* _DATA EXTRACT_
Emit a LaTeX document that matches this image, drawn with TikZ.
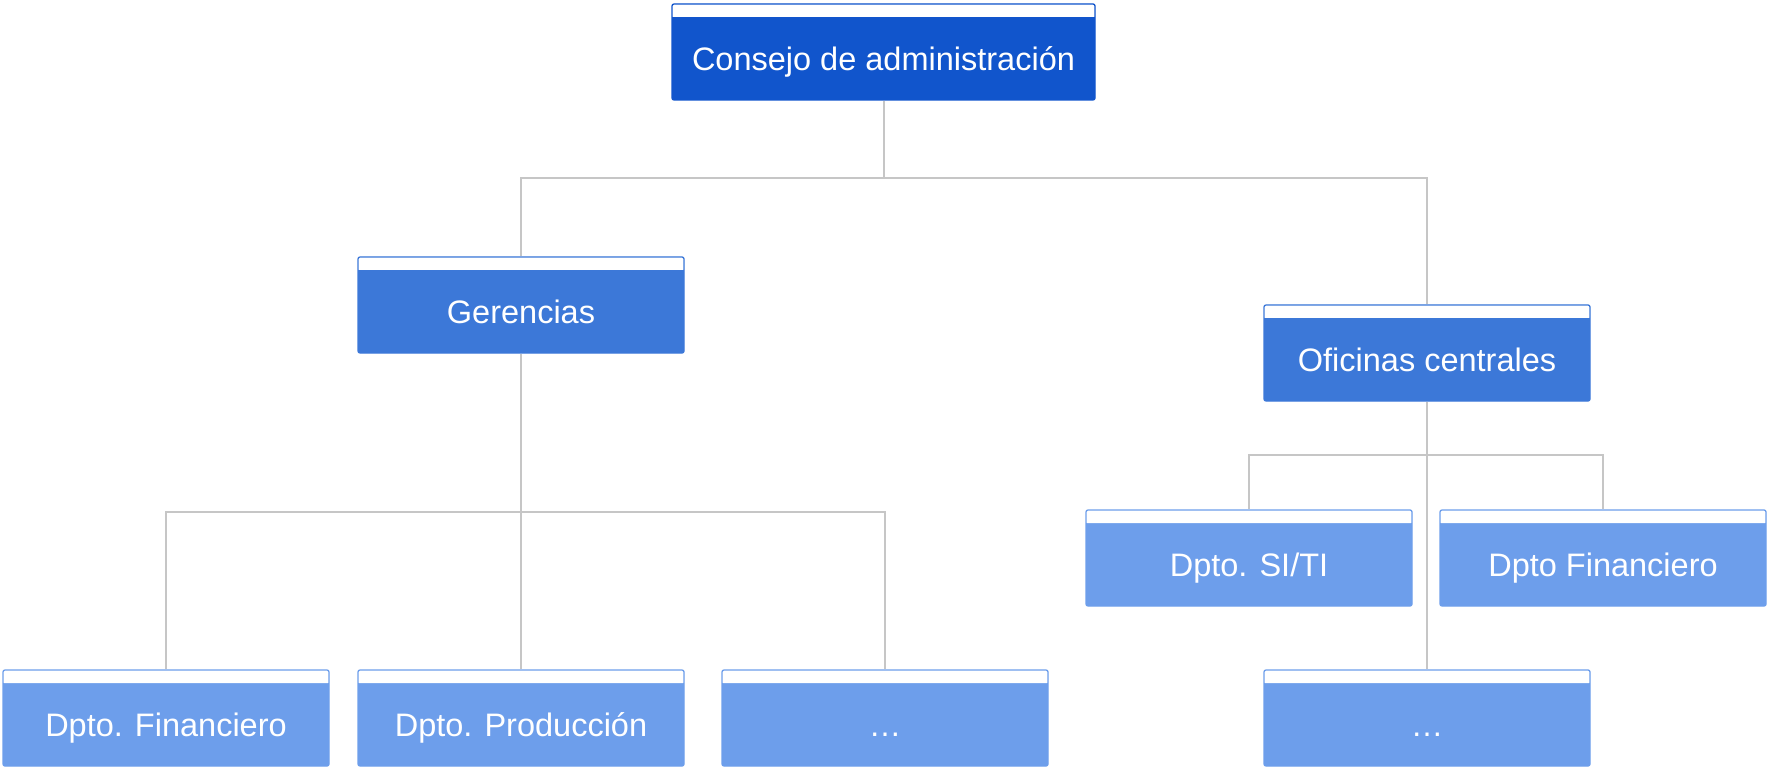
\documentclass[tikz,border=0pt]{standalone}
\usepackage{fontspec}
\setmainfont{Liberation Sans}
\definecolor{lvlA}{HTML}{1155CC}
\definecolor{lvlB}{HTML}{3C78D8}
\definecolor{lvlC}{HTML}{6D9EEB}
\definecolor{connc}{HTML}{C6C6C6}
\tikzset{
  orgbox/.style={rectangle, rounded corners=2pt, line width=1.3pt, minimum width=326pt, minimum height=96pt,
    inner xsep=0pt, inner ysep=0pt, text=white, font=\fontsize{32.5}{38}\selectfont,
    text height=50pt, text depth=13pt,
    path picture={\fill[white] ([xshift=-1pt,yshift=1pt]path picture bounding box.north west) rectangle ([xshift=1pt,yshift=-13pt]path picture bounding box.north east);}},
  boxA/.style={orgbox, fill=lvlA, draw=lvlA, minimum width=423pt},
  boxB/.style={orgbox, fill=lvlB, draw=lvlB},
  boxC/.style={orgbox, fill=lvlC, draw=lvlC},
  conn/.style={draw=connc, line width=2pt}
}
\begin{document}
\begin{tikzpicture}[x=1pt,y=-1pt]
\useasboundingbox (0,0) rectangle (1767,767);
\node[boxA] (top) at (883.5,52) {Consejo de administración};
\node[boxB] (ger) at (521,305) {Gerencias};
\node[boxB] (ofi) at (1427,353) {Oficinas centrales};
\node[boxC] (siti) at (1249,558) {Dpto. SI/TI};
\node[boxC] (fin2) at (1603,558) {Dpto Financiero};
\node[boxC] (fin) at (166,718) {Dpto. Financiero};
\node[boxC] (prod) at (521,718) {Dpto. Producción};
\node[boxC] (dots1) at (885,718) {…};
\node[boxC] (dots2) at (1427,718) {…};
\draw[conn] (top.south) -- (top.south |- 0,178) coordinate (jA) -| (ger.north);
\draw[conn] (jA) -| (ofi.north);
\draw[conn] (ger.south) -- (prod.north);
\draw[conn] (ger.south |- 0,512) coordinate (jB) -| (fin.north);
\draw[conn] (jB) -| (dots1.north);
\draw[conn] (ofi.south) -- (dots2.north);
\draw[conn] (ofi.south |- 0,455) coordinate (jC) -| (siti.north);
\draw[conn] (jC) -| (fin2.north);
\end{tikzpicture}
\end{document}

* _PROBLEM DESCRIPTION_
All of the lines above should be retyped precisely, apart from the pictures.

* _FINISHED EXERCISE_
Emit a LaTeX document that matches this image, drawn with TikZ.
\documentclass[tikz,border=0pt]{standalone}
\usepackage{fontspec}
\setmainfont{Liberation Sans}
\definecolor{lvlA}{HTML}{1155CC}
\definecolor{lvlB}{HTML}{3C78D8}
\definecolor{lvlC}{HTML}{6D9EEB}
\definecolor{connc}{HTML}{C6C6C6}
\tikzset{
  orgbox/.style={rectangle, rounded corners=2pt, line width=1.3pt, minimum width=326pt, minimum height=96pt,
    inner xsep=0pt, inner ysep=0pt, text=white, font=\fontsize{32.5}{38}\selectfont,
    text height=50pt, text depth=13pt,
    path picture={\fill[white] ([xshift=-1pt,yshift=1pt]path picture bounding box.north west) rectangle ([xshift=1pt,yshift=-13pt]path picture bounding box.north east);}},
  boxA/.style={orgbox, fill=lvlA, draw=lvlA, minimum width=423pt},
  boxB/.style={orgbox, fill=lvlB, draw=lvlB},
  boxC/.style={orgbox, fill=lvlC, draw=lvlC},
  conn/.style={draw=connc, line width=2pt}
}
\begin{document}
\begin{tikzpicture}[x=1pt,y=-1pt]
\useasboundingbox (0,0) rectangle (1767,767);
\node[boxA] (top) at (883.5,52) {Consejo de administración};
\node[boxB] (ger) at (521,305) {Gerencias};
\node[boxB] (ofi) at (1427,353) {Oficinas centrales};
\node[boxC] (siti) at (1249,558) {Dpto. SI/TI};
\node[boxC] (fin2) at (1603,558) {Dpto Financiero};
\node[boxC] (fin) at (166,718) {Dpto. Financiero};
\node[boxC] (prod) at (521,718) {Dpto. Producción};
\node[boxC] (dots1) at (885,718) {…};
\node[boxC] (dots2) at (1427,718) {…};
\draw[conn] (top.south) -- (top.south |- 0,178) coordinate (jA) -| (ger.north);
\draw[conn] (jA) -| (ofi.north);
\draw[conn] (ger.south) -- (prod.north);
\draw[conn] (ger.south |- 0,512) coordinate (jB) -| (fin.north);
\draw[conn] (jB) -| (dots1.north);
\draw[conn] (ofi.south) -- (dots2.north);
\draw[conn] (ofi.south |- 0,455) coordinate (jC) -| (siti.north);
\draw[conn] (jC) -| (fin2.north);
\end{tikzpicture}
\end{document}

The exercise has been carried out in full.